25.70 Assets outside England and Wales – Court orders

The official receiver may enforce court orders in the courts of other countries of the United Kingdom and a number of other countries [Section 426]. Further details can be found in chapter 62

25.71 Problems dealing with assets outside the United Kingdom

The official receiver may encounter problems in dealing with assets abroad, as their appointment may not be recognised there. There may also be local creditors with a claim on an asset under local laws. Company officers and a bankrupt have a duty to co-operate with the official receiver in the realisation of overseas assets. If a company officer or bankrupt fails to co-operate, the official receiver should remind them of the relevant enforcement procedures outlined in chapter 19.

List X

25.72 List X

A List X site is a commercial site (i.e. not publicly owned) in the United Kingdom which is approved to hold government information, currently marked CONFIDENTIAL, SECRET and TOP SECRET. There are number of businesses in the United Kingdom carrying out work on behalf of government departments on List X sites. Should a winding-up or bankruptcy order be made against one of them it is essential, in the interests of national security, that all assets, books, papers and records with the appropriate protective marking under the HMG Security Policy Framework are protected and not moved without the relevant official clearance. If such a site is encountered the official receiver should identify the relevant items and immediately contact the security advice centre of the The Defence Equipment and Support Principal Security Advisor (DE&S PSyA) team. The DE&S PsyA team is responsible for providing relevant defence contractors with up to date security and business continuity policy and guidance.

The contact details are

Email: despsya-securityadvicecentre@mod.gov.uk

Telephone: 030 679 34378

Further information is available in chapter 59 of the archived guidance.

The realisation of assets

25.73 Maximising realisations and cancelling insurance

The official receiver should aim to maximise the amount of money realised to ensure that, as far as possible, the debit balance is cleared and funds become available for distribution to creditors. This may involve the disposal of a valuable asset for the best possible price. It may also involve the sale of a larger number of less valuable assets. Where the sale does not increase the debit balance the official receiver should ensure, wherever possible, that all available assets are realised. Once the assets have been sold, or otherwise disposed of, the official receiver should cancel any insurance – see chapter 14.

25.74 Realisation of assets – General

The official receiver should sell any assets that are likely to perish or diminish in value, for example seasonal goods such as Christmas stock, even where a trustee or liquidator other than themselves is likely to be appointed. An asset should also be sold where its net value would materially reduce due to related storage charges. Where agents are used they should be asked to account to the official receiver for the net sale proceeds.

25.75 Employment of agents

The official receiver should usually use bonded agents/auctioneers to sell the assets of a bankrupt or company, (see chapter 41). The official receiver should employ agents to collect and store assets pending their sale where they consider it practical and commercially worthwhile to do so.
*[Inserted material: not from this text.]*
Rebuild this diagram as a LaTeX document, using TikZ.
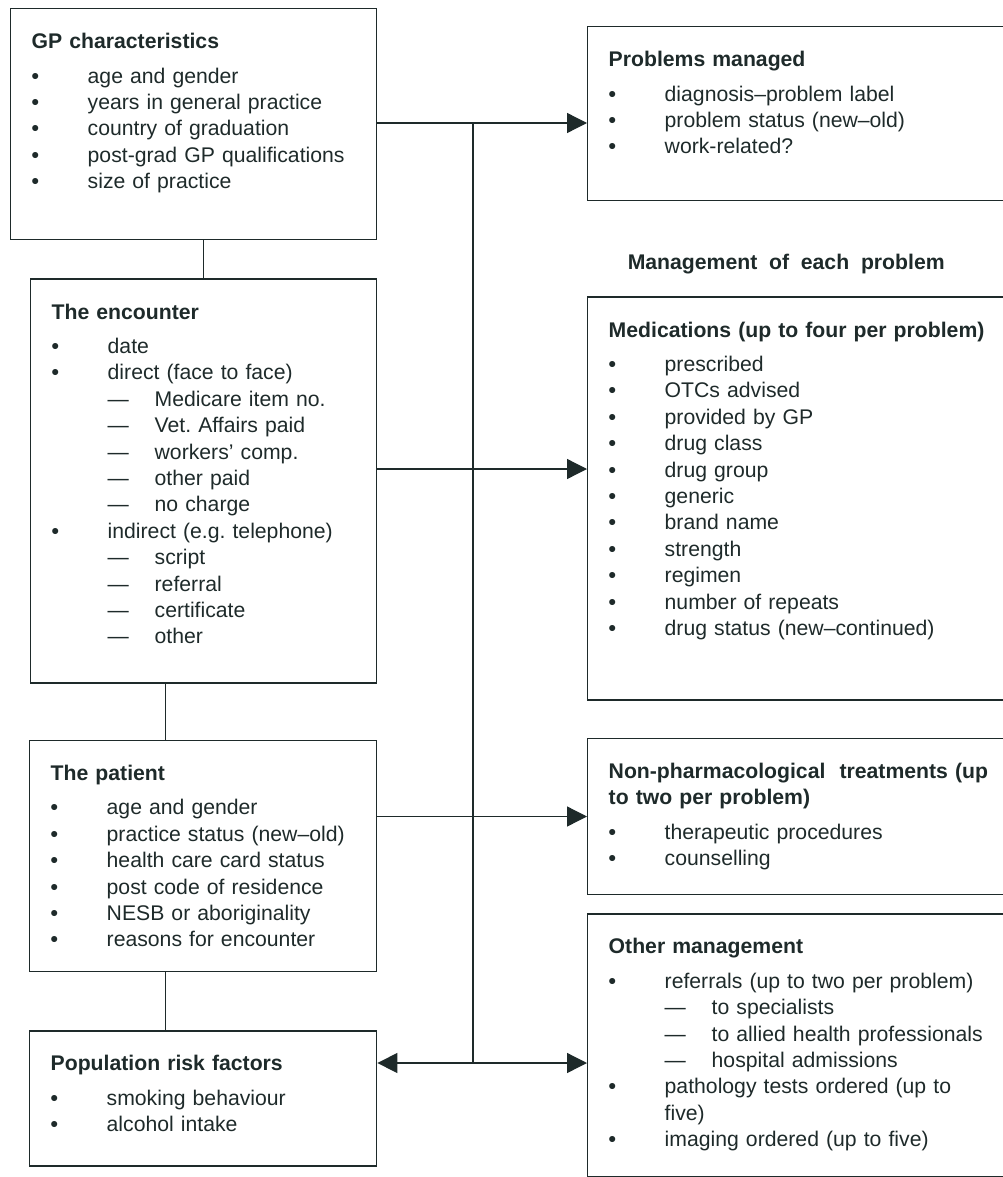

The official receiver’s usual agents may provide a verbal indication of the value of the assets free of charge. Any instructions given to agents verbally should be followed up in writing to prevent a misunderstanding arising and the agent should account to the official receiver for the net sale proceeds.

25.83 Assets of a specialist nature

Some assets may be of a specialist nature. In this instance, the official receiver may require a more formal valuation and/or professional advice on the best way of realisation. The official receiver may decide that their usual agents cannot provide sufficient information and that they need more specialist advice from another agent. It is likely in these circumstances that a charge will be made.